Too many years ago, I published an article about the history of Harry’s Bar Venice, one of the most iconic landmarks in Italy. I told my story through the eyes of Ruggero Caumo, who had worked at Harry’s for more than four decades, most of them as head barman. Ruggero was a charming and lovely man whom I met one day while he was mixing my martini. I interviewed him on his day off while he was getting a haircut. We spoke mostly in Italian, at his request. As he felt more comfortable, we switched to English. He had not yet retired from Harry’s and he was in an expansive mood. I was delighted. After the original article was published, Ruggero wrote me saying that many tourists had visited Harry’s Bar all summer long with clipped-out copies of the article asking him to autograph it. Naturally, he obliged. I hope you enjoy his story:
“This is a place where everybody in the world stops once in his life,” says Ruggero Caumo, head barman of Harry’s Bar in Venice, Italy — the world’s most famous watering hole.

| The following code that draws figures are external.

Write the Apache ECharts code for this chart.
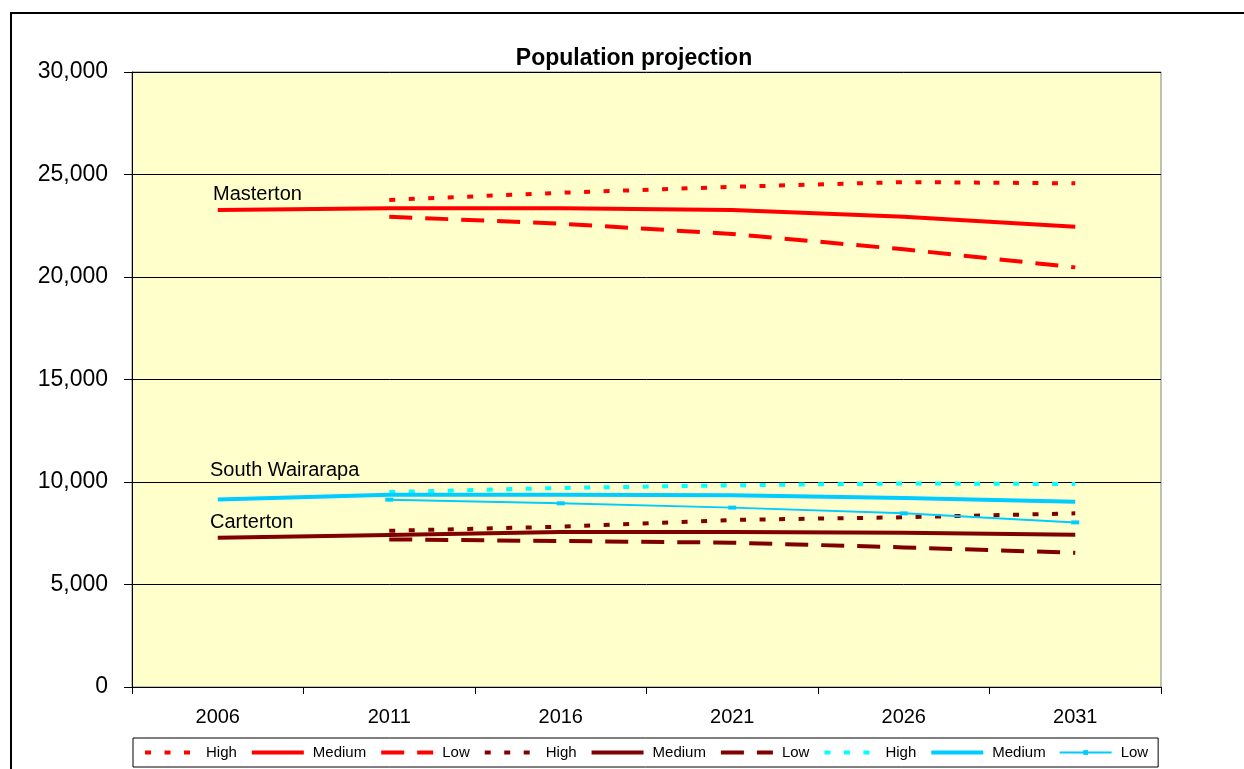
<!DOCTYPE html>
<html>
<head>
<meta charset="utf-8">
<script src="https://cdn.jsdelivr.net/npm/echarts@6/dist/echarts.min.js"></script>
<style>
html,body{margin:0;padding:0;background:#fff;}
#chart{width:1244px;height:769px;}
</style>
</head>
<body>
<div id="chart"></div>
<script>
const years = ['2006', '2011', '2016', '2021', '2026', '2031'];
const yTicks = [0, 5000, 10000, 15000, 20000, 25000, 30000];

const mastertonHigh   = [null, 23760, 24110, 24400, 24630, 24570];
const mastertonMedium = [23270, 23350, 23350, 23270, 22940, 22450];
const mastertonLow    = [null, 22940, 22600, 22100, 21350, 20470];

const cartertonHigh   = [null, 7620, 7820, 8150, 8280, 8470];
const cartertonMedium = [7280, 7420, 7560, 7560, 7520, 7430];
const cartertonLow    = [null, 7200, 7120, 7040, 6810, 6550];

const swHigh   = [null, 9510, 9710, 9840, 9930, 9900];
const swMedium = [9150, 9380, 9380, 9350, 9220, 9040];
const swLow    = [null, 9140, 8960, 8750, 8470, 8030];

const districtLabels = ['Masterton', 'South Wairarapa', 'Carterton'];

const FONT = '"Liberation Sans", Arial, sans-serif';
const RED = '#FF0000', DARK = '#800000', CYAN_H = '#00FFFF', CYAN = '#00CCFF';
const DOT = [6, 13.5], DASH = [23, 13];

function line(name, data, color, type, width, opts) {
  return Object.assign({
    name: name,
    type: 'line',
    data: data,
    symbol: 'none',
    connectNulls: false,
    animation: false,
    z: 3,
    lineStyle: { color: color, width: width, type: type, cap: 'butt' },
    itemStyle: { color: color }
  }, opts || {});
}

const series = [
  line('Masterton High', mastertonHigh, RED, DOT, 4),
  line('Masterton Medium', mastertonMedium, RED, 'solid', 4),
  line('Masterton Low', mastertonLow, RED, DASH, 4),
  line('Carterton High', cartertonHigh, DARK, DOT, 4),
  line('Carterton Medium', cartertonMedium, DARK, 'solid', 4),
  line('Carterton Low', cartertonLow, DARK, DASH, 4),
  line('South Wairarapa High', swHigh, CYAN_H, DOT, 4),
  line('South Wairarapa Medium', swMedium, CYAN, 'solid', 4),
  line('South Wairarapa Low', swLow, CYAN, 'solid', 2, {
    symbol: 'rect', symbolSize: [8, 4], showSymbol: true
  })
];

const legendData = series.map(s => {
  const item = {
    name: s.name,
    lineStyle: { color: s.lineStyle.color, width: s.lineStyle.width, type: s.lineStyle.type, cap: 'butt' }
  };
  if (s.symbol === 'none') item.itemStyle = { color: 'rgba(0,0,0,0)', borderWidth: 0 };
  return item;
});

const chart = echarts.init(document.getElementById('chart'), null, { renderer: 'canvas' });

chart.setOption({
  backgroundColor: '#ffffff',
  animation: false,
  textStyle: { fontFamily: FONT },
  title: {
    text: 'Population projection',
    left: 629, top: 42, textAlign: 'center',
    textStyle: { fontFamily: FONT, fontSize: 23, fontWeight: 'bold', color: '#000' }
  },
  grid: {
    left: 132, right: 83, top: 72, bottom: 82,
    show: true, backgroundColor: '#FFFFCC', borderColor: '#808080', borderWidth: 1
  },
  legend: {
    left: 133, top: 738,
    padding: [7, 10, 7, 10],
    itemWidth: 52, itemHeight: 6, itemGap: 13,
    backgroundColor: '#ffffff', borderColor: '#000', borderWidth: 1,
    textStyle: { fontFamily: FONT, fontSize: 15, color: '#000', padding: [0, 0, 0, 4] },
    formatter: function (n) { return n.split(' ').pop(); },
    data: legendData
  },
  xAxis: {
    type: 'category',
    data: years,
    boundaryGap: true,
    axisLine: { lineStyle: { color: '#000', width: 1 } },
    axisTick: { show: true, length: 7, lineStyle: { color: '#000' } },
    axisLabel: { fontFamily: FONT, fontSize: 20, color: '#000', margin: 20 },
    splitLine: { show: false }
  },
  yAxis: {
    type: 'value',
    min: yTicks[0], max: yTicks[yTicks.length - 1], interval: 5000,
    axisLine: { show: true, lineStyle: { color: '#000', width: 1 } },
    axisTick: { show: true, length: 8, lineStyle: { color: '#000' } },
    axisLabel: {
      fontFamily: FONT, fontSize: 23, color: '#000', margin: 24,
      formatter: v => v.toLocaleString('en-US')
    },
    splitLine: { show: true, lineStyle: { color: '#000', width: 1 } }
  },
  series: series,
  graphic: [
    { type: 'rect', shape: { x: 11, y: 13, width: 1400, height: 900 },
      style: { fill: null, stroke: '#000', lineWidth: 2 }, silent: true, z: 100 },
    { type: 'text', left: 213, top: 184, z: 50,
      style: { text: districtLabels[0], fontFamily: FONT, fontSize: 20, fill: '#000' } },
    { type: 'text', left: 210, top: 460, z: 50,
      style: { text: districtLabels[1], fontFamily: FONT, fontSize: 20, fill: '#000' } },
    { type: 'text', left: 210, top: 512, z: 50,
      style: { text: districtLabels[2], fontFamily: FONT, fontSize: 20, fill: '#000' } }
  ]
});
</script>
</body>
</html>
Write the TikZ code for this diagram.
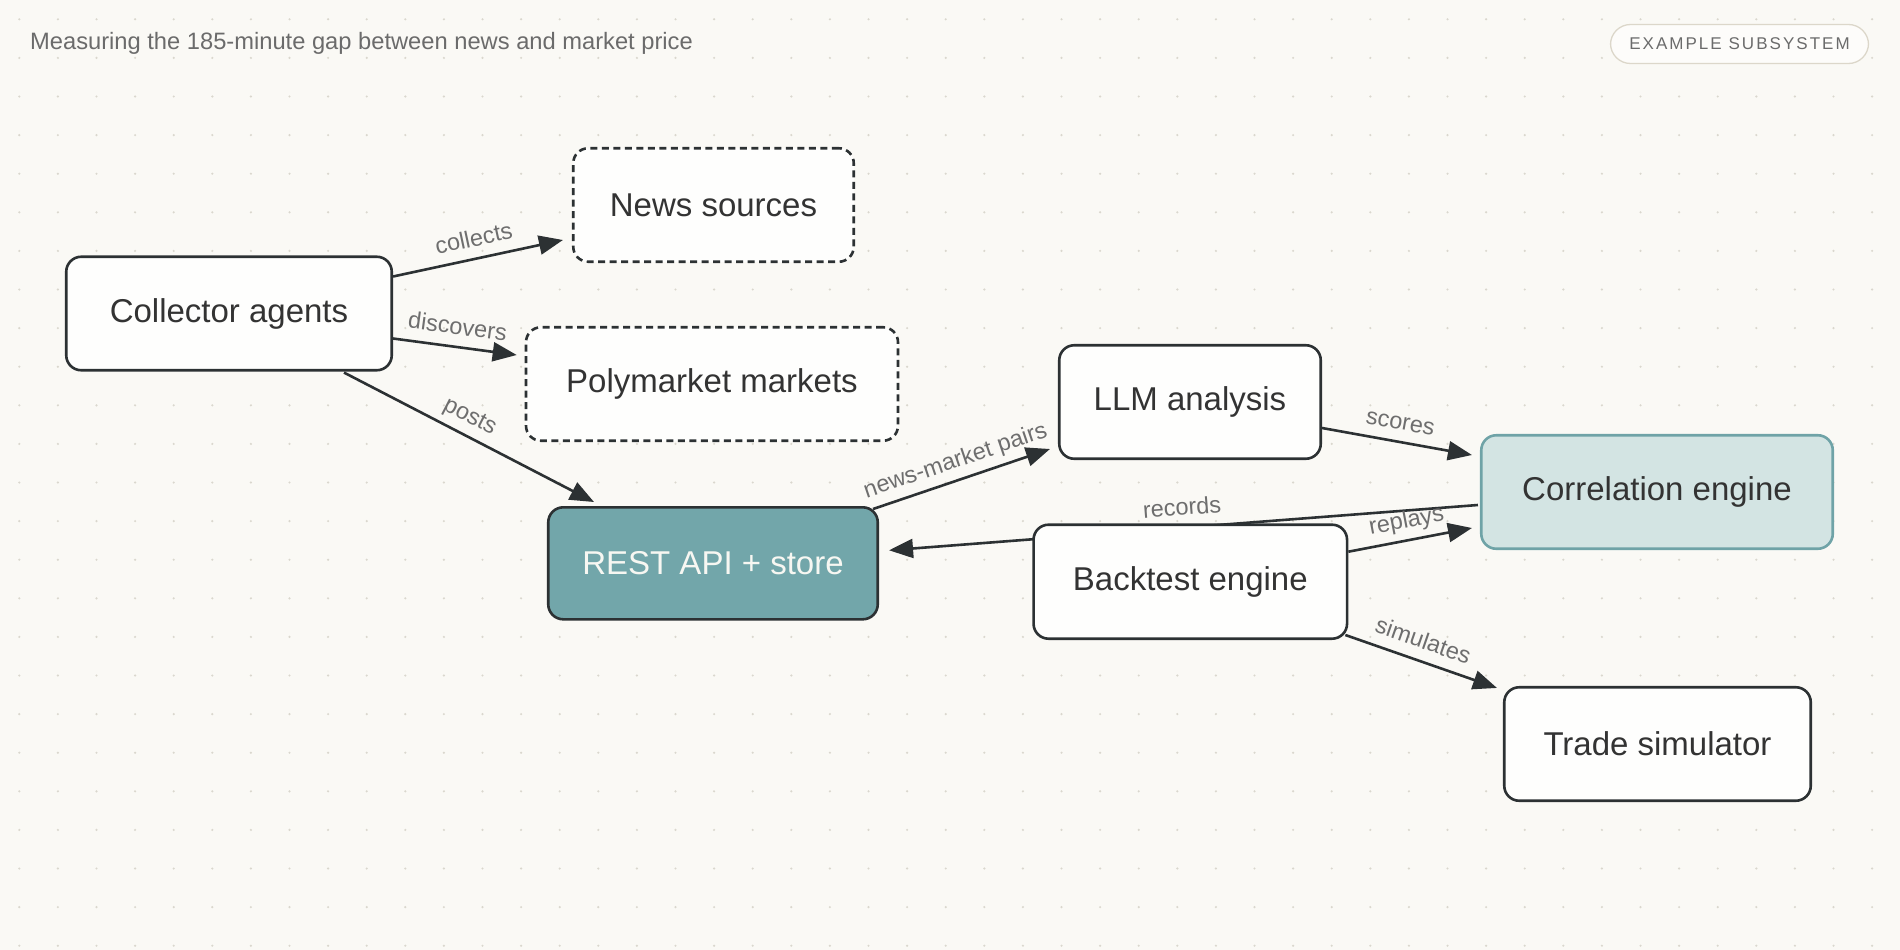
\documentclass[tikz,border=0pt]{standalone}
\usepackage{fontspec}
\setmainfont{Liberation Sans}
\newfontfamily\badgefont[LetterSpace=12]{Liberation Sans}
\usetikzlibrary{arrows.meta,calc}
\definecolor{bgc}{HTML}{FAF9F5}
\definecolor{dotc}{HTML}{DAD7CE}
\definecolor{ink}{HTML}{2C3133}
\definecolor{txt}{HTML}{333333}
\definecolor{lblc}{HTML}{6E6E6E}
\definecolor{titlec}{HTML}{6B6B6B}
\definecolor{boxfill}{HTML}{FEFEFD}
\definecolor{restfill}{HTML}{72A6AA}
\definecolor{resttxt}{HTML}{F7F7F2}
\definecolor{corrfill}{HTML}{D3E4E3}
\definecolor{corrline}{HTML}{6FA3A7}
\definecolor{badgeline}{HTML}{DCD7CA}
\definecolor{badgefill}{HTML}{FDFCFA}
\pgfdeclarelayer{grid}
\pgfdeclarelayer{edges}
\pgfsetlayers{grid,edges,main}
\begin{document}
\begin{tikzpicture}[x=1pt,y=-1pt,
  >={Triangle[length=24pt,width=19pt]},
  box/.style={draw=ink, line width=2.6pt, fill=boxfill, rounded corners=15pt,
    minimum height=113.5pt, inner sep=0pt, text=txt,
    font=\fontsize{33}{40}\selectfont},
  dashbox/.style={box, dash pattern=on 7pt off 4.5pt},
  restbox/.style={box, fill=restfill, text=resttxt},
  corrbox/.style={box, draw=corrline, fill=corrfill},
  edge/.style={draw=ink, line width=2.6pt},
  lbl/.style={text=lblc, font=\fontsize{23.5}{28}\selectfont, inner sep=0pt,
    text height=17pt, text depth=5pt, sloped, above=6pt}
]
\useasboundingbox (0,0) rectangle (1900,950);
\begin{pgfonlayer}{grid}
  \fill[bgc] (0,0) rectangle (1900,950);
  \foreach \i in {0,...,49}{
    \foreach \j in {0,...,24}{
      \fill[dotc] (19.3+38.6*\i, 19.3+38.6*\j) circle (1.2pt);
    }
  }
\end{pgfonlayer}

% title and badge
\node[anchor=base west, text=titlec, inner sep=0pt, font=\fontsize{23.7}{28}\selectfont]
  (title) at (30,50) {Measuring the 185-minute gap between news and market price};
\node[draw=badgeline, line width=1.3pt, fill=badgefill, rounded corners=20pt,
  minimum width=258pt, minimum height=39pt, inner sep=0pt, text=titlec,
  font=\badgefont\fontsize{17}{20}\selectfont] (badge) at (1739.5,44) {EXAMPLE SUBSYSTEM};

% nodes
\node[box, minimum width=325.5pt] (coll) at (229,313.5) {Collector agents};
\node[dashbox, minimum width=280.5pt] (news) at (713.5,205) {News sources};
\node[dashbox, minimum width=372pt] (poly) at (712,384) {Polymarket markets};
\node[restbox, minimum width=329.5pt, minimum height=112pt] (rest) at (713,563.3) {REST API + store};
\node[box, minimum width=261.5pt] (llm) at (1190,402) {LLM analysis};
\node[box, minimum width=313.5pt, minimum height=114pt] (bt) at (1190.3,581.7) {Backtest engine};
\node[corrbox, minimum width=351.5pt] (corr) at (1657,492) {Correlation engine};
\node[box, minimum width=306.5pt] (trade) at (1657.5,744) {Trade simulator};

% edges
\begin{pgfonlayer}{edges}
  \draw[edge,->] ($(coll.east)+(0,-37)$) -- node[lbl]{collects} ($(news.west)+(-9,35)$);
  \draw[edge,->] ($(coll.east)+(0,25)$) -- node[lbl]{discovers} ($(poly.west)+(-8,-29)$);
  \draw[edge,->] ($(coll.south)+(115,1)$) -- node[lbl,pos=0.47]{posts} ($(rest.north)+(-119,-4)$);
  \draw[edge,->] ($(rest.north east)+(-6,3)$) -- node[lbl]{news-market pairs} ($(llm.west)+(-8,47)$);
  \draw[edge,->] ($(llm.east)+(0,26)$) -- node[lbl]{scores} ($(corr.west)+(-8,-37)$);
  \draw[edge,<-] ($(rest.east)+(10,-13)$) -- node[lbl]{records} ($(corr.west)+(-2,13)$);
  \draw[edge,->] ($(bt.east)+(0,-30)$) -- node[lbl]{replays} ($(corr.west)+(-8,36)$);
  \draw[edge,->] ($(bt.south east)+(-3,-5)$) -- node[lbl,pos=0.47]{simulates} ($(trade.north west)+(-6,2)$);
\end{pgfonlayer}
\end{tikzpicture}
\end{document}
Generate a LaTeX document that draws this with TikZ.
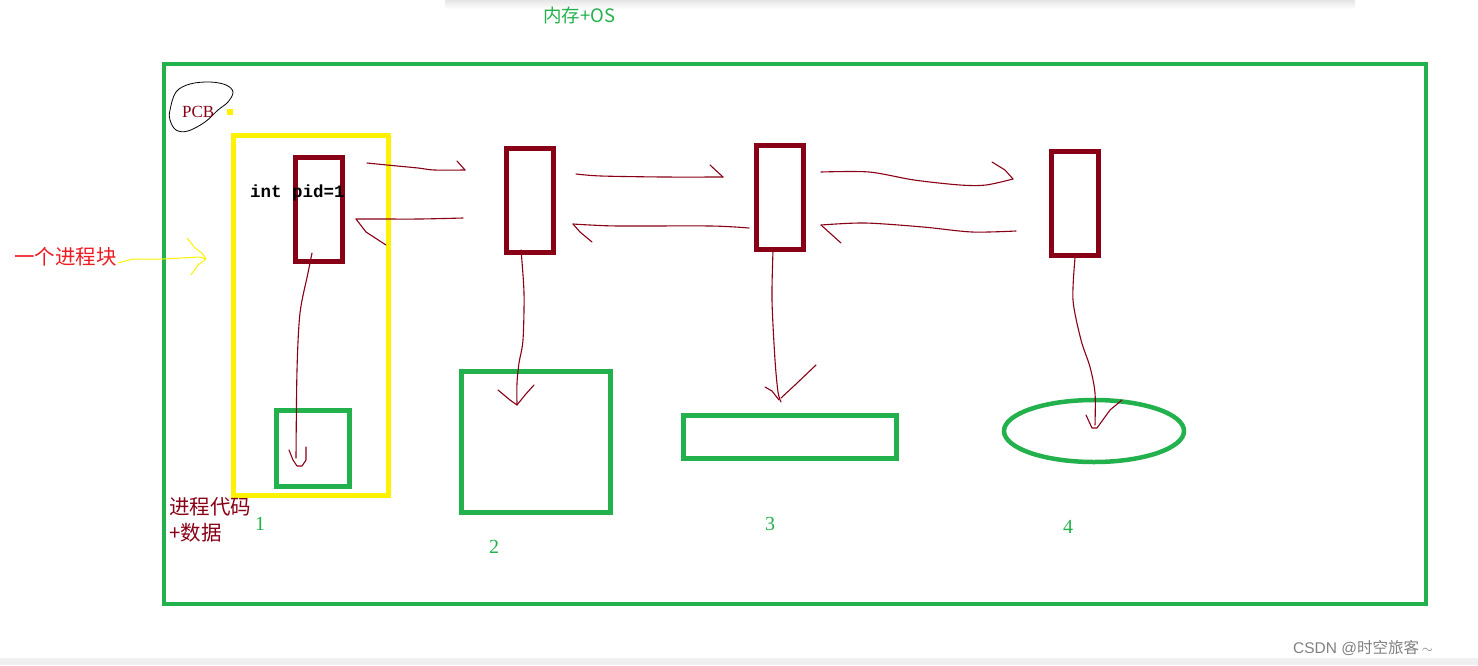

Ruggero ought to know. He has been tending bar there since 1946.
“I don’t need to go away to see the world,” he says. “The world passes through here.”
No one can argue with him. No trip to Venice is complete without a visit to Harry’s Bar, the always-crowded-to-capacity original from which all others are pale imitations.
From his vantage point, behind the tiny, intimate bar, Ruggero has spent the last several decades watching the human parade pass through. And what a parade.
He has mixed thousands of drinks for Harry’s legendary clientele – writers, film stars, tycoons, royalty, and assorted bon vivants—a list headed by novelist Ernest Hemingway, the man who put Harry’s Bar on the map.